──────── Data segment

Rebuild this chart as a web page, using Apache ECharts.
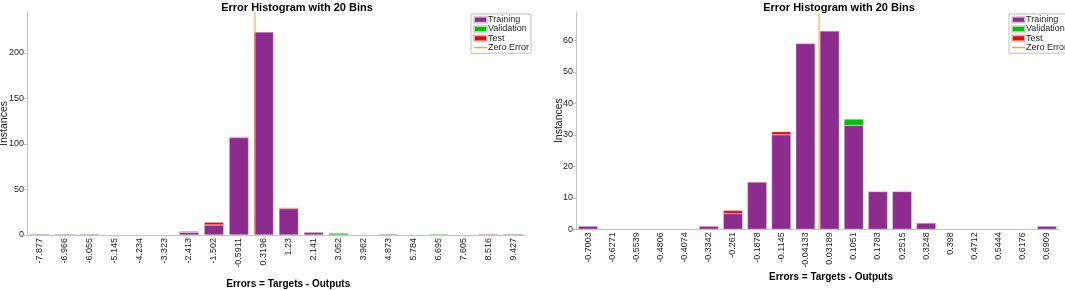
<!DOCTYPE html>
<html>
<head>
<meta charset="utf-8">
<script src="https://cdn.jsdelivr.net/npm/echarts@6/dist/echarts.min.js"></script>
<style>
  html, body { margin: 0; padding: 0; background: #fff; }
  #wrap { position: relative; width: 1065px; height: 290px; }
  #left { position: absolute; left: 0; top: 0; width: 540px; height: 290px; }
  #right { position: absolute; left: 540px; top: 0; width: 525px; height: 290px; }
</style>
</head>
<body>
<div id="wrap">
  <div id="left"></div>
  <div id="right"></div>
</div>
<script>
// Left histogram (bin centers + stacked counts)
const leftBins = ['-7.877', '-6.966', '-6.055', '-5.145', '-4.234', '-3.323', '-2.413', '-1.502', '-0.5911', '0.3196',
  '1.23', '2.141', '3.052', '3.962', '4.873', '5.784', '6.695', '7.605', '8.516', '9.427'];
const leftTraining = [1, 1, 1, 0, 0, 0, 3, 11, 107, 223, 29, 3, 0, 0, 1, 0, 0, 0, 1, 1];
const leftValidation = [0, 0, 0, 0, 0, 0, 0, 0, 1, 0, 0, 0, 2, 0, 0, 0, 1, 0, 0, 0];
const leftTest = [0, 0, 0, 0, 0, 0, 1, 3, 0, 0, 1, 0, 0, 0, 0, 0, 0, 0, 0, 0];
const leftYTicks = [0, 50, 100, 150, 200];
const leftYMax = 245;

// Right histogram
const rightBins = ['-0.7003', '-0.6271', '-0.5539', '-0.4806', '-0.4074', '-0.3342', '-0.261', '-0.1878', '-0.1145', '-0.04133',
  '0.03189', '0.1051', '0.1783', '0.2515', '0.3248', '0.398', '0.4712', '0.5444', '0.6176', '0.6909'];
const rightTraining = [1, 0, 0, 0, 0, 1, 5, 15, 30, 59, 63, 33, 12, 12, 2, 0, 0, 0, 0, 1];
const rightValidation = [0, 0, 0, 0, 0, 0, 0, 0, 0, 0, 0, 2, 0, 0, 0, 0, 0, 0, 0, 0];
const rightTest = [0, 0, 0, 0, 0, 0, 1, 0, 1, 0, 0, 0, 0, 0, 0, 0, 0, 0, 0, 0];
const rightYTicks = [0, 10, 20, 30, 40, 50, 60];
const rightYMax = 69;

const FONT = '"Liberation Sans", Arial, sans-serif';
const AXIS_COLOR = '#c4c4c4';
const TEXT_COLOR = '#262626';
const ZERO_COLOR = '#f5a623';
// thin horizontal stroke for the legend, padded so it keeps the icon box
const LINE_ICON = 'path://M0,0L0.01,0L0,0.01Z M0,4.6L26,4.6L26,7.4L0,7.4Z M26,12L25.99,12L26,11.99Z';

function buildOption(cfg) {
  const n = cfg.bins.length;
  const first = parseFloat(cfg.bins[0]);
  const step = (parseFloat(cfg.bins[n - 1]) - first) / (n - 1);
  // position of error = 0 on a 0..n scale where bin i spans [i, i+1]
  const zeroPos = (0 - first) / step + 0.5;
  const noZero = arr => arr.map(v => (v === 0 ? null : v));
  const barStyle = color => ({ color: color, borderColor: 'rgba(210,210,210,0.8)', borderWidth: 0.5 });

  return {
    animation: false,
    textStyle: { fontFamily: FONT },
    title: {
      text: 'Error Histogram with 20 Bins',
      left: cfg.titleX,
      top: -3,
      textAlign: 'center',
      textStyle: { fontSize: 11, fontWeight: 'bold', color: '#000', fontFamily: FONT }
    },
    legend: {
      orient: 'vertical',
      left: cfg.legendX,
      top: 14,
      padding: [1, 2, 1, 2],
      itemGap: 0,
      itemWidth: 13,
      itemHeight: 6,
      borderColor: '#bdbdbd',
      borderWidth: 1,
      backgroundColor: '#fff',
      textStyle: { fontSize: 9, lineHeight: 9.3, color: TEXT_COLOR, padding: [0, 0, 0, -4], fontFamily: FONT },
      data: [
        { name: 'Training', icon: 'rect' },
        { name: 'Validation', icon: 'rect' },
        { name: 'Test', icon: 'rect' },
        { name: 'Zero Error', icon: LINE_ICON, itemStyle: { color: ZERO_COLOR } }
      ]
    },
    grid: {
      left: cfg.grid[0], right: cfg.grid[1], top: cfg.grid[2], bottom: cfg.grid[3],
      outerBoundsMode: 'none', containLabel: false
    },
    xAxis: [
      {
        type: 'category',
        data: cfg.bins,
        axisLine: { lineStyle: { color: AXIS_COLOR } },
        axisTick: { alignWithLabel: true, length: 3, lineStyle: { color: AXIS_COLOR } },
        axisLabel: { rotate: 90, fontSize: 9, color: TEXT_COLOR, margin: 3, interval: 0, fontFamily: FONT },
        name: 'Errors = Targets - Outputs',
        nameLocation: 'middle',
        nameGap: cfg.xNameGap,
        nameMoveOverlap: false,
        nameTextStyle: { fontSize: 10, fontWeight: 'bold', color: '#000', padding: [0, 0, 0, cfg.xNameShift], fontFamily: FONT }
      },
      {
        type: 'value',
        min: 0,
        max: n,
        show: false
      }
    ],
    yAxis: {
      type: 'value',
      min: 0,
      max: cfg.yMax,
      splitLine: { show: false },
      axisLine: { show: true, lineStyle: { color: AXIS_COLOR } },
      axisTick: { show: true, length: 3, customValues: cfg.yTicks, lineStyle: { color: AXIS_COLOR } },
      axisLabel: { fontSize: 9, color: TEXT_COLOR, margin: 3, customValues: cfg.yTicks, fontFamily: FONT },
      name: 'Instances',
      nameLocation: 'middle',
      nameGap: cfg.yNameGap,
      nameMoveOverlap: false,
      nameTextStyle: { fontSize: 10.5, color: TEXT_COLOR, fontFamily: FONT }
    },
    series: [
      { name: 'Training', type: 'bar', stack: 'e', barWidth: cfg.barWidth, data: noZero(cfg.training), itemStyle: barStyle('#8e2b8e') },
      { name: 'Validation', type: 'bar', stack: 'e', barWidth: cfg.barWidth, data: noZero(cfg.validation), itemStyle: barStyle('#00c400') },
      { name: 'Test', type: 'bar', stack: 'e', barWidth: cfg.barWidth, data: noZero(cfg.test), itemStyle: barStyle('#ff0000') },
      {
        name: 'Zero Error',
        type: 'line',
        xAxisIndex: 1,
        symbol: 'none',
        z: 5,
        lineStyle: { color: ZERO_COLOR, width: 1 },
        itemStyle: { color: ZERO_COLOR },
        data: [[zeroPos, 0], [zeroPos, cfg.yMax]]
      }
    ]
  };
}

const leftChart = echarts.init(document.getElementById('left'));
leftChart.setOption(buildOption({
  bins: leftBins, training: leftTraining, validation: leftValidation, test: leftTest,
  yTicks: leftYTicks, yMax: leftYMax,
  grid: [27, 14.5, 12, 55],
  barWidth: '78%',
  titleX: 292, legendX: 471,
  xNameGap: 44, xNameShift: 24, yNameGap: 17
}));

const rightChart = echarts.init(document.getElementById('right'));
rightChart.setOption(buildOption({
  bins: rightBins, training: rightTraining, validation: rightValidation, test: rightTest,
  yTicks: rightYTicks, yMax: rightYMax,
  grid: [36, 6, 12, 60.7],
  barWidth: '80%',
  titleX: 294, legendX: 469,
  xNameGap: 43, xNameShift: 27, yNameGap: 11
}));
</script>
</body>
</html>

────────────────

→ Problem details
Copy out every line of the material above exactly, skipping the pictures.

→ The solution
Rebuild this chart as a web page, using Apache ECharts.
<!DOCTYPE html>
<html>
<head>
<meta charset="utf-8">
<script src="https://cdn.jsdelivr.net/npm/echarts@6/dist/echarts.min.js"></script>
<style>
  html, body { margin: 0; padding: 0; background: #fff; }
  #wrap { position: relative; width: 1065px; height: 290px; }
  #left { position: absolute; left: 0; top: 0; width: 540px; height: 290px; }
  #right { position: absolute; left: 540px; top: 0; width: 525px; height: 290px; }
</style>
</head>
<body>
<div id="wrap">
  <div id="left"></div>
  <div id="right"></div>
</div>
<script>
// Left histogram (bin centers + stacked counts)
const leftBins = ['-7.877', '-6.966', '-6.055', '-5.145', '-4.234', '-3.323', '-2.413', '-1.502', '-0.5911', '0.3196',
  '1.23', '2.141', '3.052', '3.962', '4.873', '5.784', '6.695', '7.605', '8.516', '9.427'];
const leftTraining = [1, 1, 1, 0, 0, 0, 3, 11, 107, 223, 29, 3, 0, 0, 1, 0, 0, 0, 1, 1];
const leftValidation = [0, 0, 0, 0, 0, 0, 0, 0, 1, 0, 0, 0, 2, 0, 0, 0, 1, 0, 0, 0];
const leftTest = [0, 0, 0, 0, 0, 0, 1, 3, 0, 0, 1, 0, 0, 0, 0, 0, 0, 0, 0, 0];
const leftYTicks = [0, 50, 100, 150, 200];
const leftYMax = 245;

// Right histogram
const rightBins = ['-0.7003', '-0.6271', '-0.5539', '-0.4806', '-0.4074', '-0.3342', '-0.261', '-0.1878', '-0.1145', '-0.04133',
  '0.03189', '0.1051', '0.1783', '0.2515', '0.3248', '0.398', '0.4712', '0.5444', '0.6176', '0.6909'];
const rightTraining = [1, 0, 0, 0, 0, 1, 5, 15, 30, 59, 63, 33, 12, 12, 2, 0, 0, 0, 0, 1];
const rightValidation = [0, 0, 0, 0, 0, 0, 0, 0, 0, 0, 0, 2, 0, 0, 0, 0, 0, 0, 0, 0];
const rightTest = [0, 0, 0, 0, 0, 0, 1, 0, 1, 0, 0, 0, 0, 0, 0, 0, 0, 0, 0, 0];
const rightYTicks = [0, 10, 20, 30, 40, 50, 60];
const rightYMax = 69;

const FONT = '"Liberation Sans", Arial, sans-serif';
const AXIS_COLOR = '#c4c4c4';
const TEXT_COLOR = '#262626';
const ZERO_COLOR = '#f5a623';
// thin horizontal stroke for the legend, padded so it keeps the icon box
const LINE_ICON = 'path://M0,0L0.01,0L0,0.01Z M0,4.6L26,4.6L26,7.4L0,7.4Z M26,12L25.99,12L26,11.99Z';

function buildOption(cfg) {
  const n = cfg.bins.length;
  const first = parseFloat(cfg.bins[0]);
  const step = (parseFloat(cfg.bins[n - 1]) - first) / (n - 1);
  // position of error = 0 on a 0..n scale where bin i spans [i, i+1]
  const zeroPos = (0 - first) / step + 0.5;
  const noZero = arr => arr.map(v => (v === 0 ? null : v));
  const barStyle = color => ({ color: color, borderColor: 'rgba(210,210,210,0.8)', borderWidth: 0.5 });

  return {
    animation: false,
    textStyle: { fontFamily: FONT },
    title: {
      text: 'Error Histogram with 20 Bins',
      left: cfg.titleX,
      top: -3,
      textAlign: 'center',
      textStyle: { fontSize: 11, fontWeight: 'bold', color: '#000', fontFamily: FONT }
    },
    legend: {
      orient: 'vertical',
      left: cfg.legendX,
      top: 14,
      padding: [1, 2, 1, 2],
      itemGap: 0,
      itemWidth: 13,
      itemHeight: 6,
      borderColor: '#bdbdbd',
      borderWidth: 1,
      backgroundColor: '#fff',
      textStyle: { fontSize: 9, lineHeight: 9.3, color: TEXT_COLOR, padding: [0, 0, 0, -4], fontFamily: FONT },
      data: [
        { name: 'Training', icon: 'rect' },
        { name: 'Validation', icon: 'rect' },
        { name: 'Test', icon: 'rect' },
        { name: 'Zero Error', icon: LINE_ICON, itemStyle: { color: ZERO_COLOR } }
      ]
    },
    grid: {
      left: cfg.grid[0], right: cfg.grid[1], top: cfg.grid[2], bottom: cfg.grid[3],
      outerBoundsMode: 'none', containLabel: false
    },
    xAxis: [
      {
        type: 'category',
        data: cfg.bins,
        axisLine: { lineStyle: { color: AXIS_COLOR } },
        axisTick: { alignWithLabel: true, length: 3, lineStyle: { color: AXIS_COLOR } },
        axisLabel: { rotate: 90, fontSize: 9, color: TEXT_COLOR, margin: 3, interval: 0, fontFamily: FONT },
        name: 'Errors = Targets - Outputs',
        nameLocation: 'middle',
        nameGap: cfg.xNameGap,
        nameMoveOverlap: false,
        nameTextStyle: { fontSize: 10, fontWeight: 'bold', color: '#000', padding: [0, 0, 0, cfg.xNameShift], fontFamily: FONT }
      },
      {
        type: 'value',
        min: 0,
        max: n,
        show: false
      }
    ],
    yAxis: {
      type: 'value',
      min: 0,
      max: cfg.yMax,
      splitLine: { show: false },
      axisLine: { show: true, lineStyle: { color: AXIS_COLOR } },
      axisTick: { show: true, length: 3, customValues: cfg.yTicks, lineStyle: { color: AXIS_COLOR } },
      axisLabel: { fontSize: 9, color: TEXT_COLOR, margin: 3, customValues: cfg.yTicks, fontFamily: FONT },
      name: 'Instances',
      nameLocation: 'middle',
      nameGap: cfg.yNameGap,
      nameMoveOverlap: false,
      nameTextStyle: { fontSize: 10.5, color: TEXT_COLOR, fontFamily: FONT }
    },
    series: [
      { name: 'Training', type: 'bar', stack: 'e', barWidth: cfg.barWidth, data: noZero(cfg.training), itemStyle: barStyle('#8e2b8e') },
      { name: 'Validation', type: 'bar', stack: 'e', barWidth: cfg.barWidth, data: noZero(cfg.validation), itemStyle: barStyle('#00c400') },
      { name: 'Test', type: 'bar', stack: 'e', barWidth: cfg.barWidth, data: noZero(cfg.test), itemStyle: barStyle('#ff0000') },
      {
        name: 'Zero Error',
        type: 'line',
        xAxisIndex: 1,
        symbol: 'none',
        z: 5,
        lineStyle: { color: ZERO_COLOR, width: 1 },
        itemStyle: { color: ZERO_COLOR },
        data: [[zeroPos, 0], [zeroPos, cfg.yMax]]
      }
    ]
  };
}

const leftChart = echarts.init(document.getElementById('left'));
leftChart.setOption(buildOption({
  bins: leftBins, training: leftTraining, validation: leftValidation, test: leftTest,
  yTicks: leftYTicks, yMax: leftYMax,
  grid: [27, 14.5, 12, 55],
  barWidth: '78%',
  titleX: 292, legendX: 471,
  xNameGap: 44, xNameShift: 24, yNameGap: 17
}));

const rightChart = echarts.init(document.getElementById('right'));
rightChart.setOption(buildOption({
  bins: rightBins, training: rightTraining, validation: rightValidation, test: rightTest,
  yTicks: rightYTicks, yMax: rightYMax,
  grid: [36, 6, 12, 60.7],
  barWidth: '80%',
  titleX: 294, legendX: 469,
  xNameGap: 43, xNameShift: 27, yNameGap: 11
}));
</script>
</body>
</html>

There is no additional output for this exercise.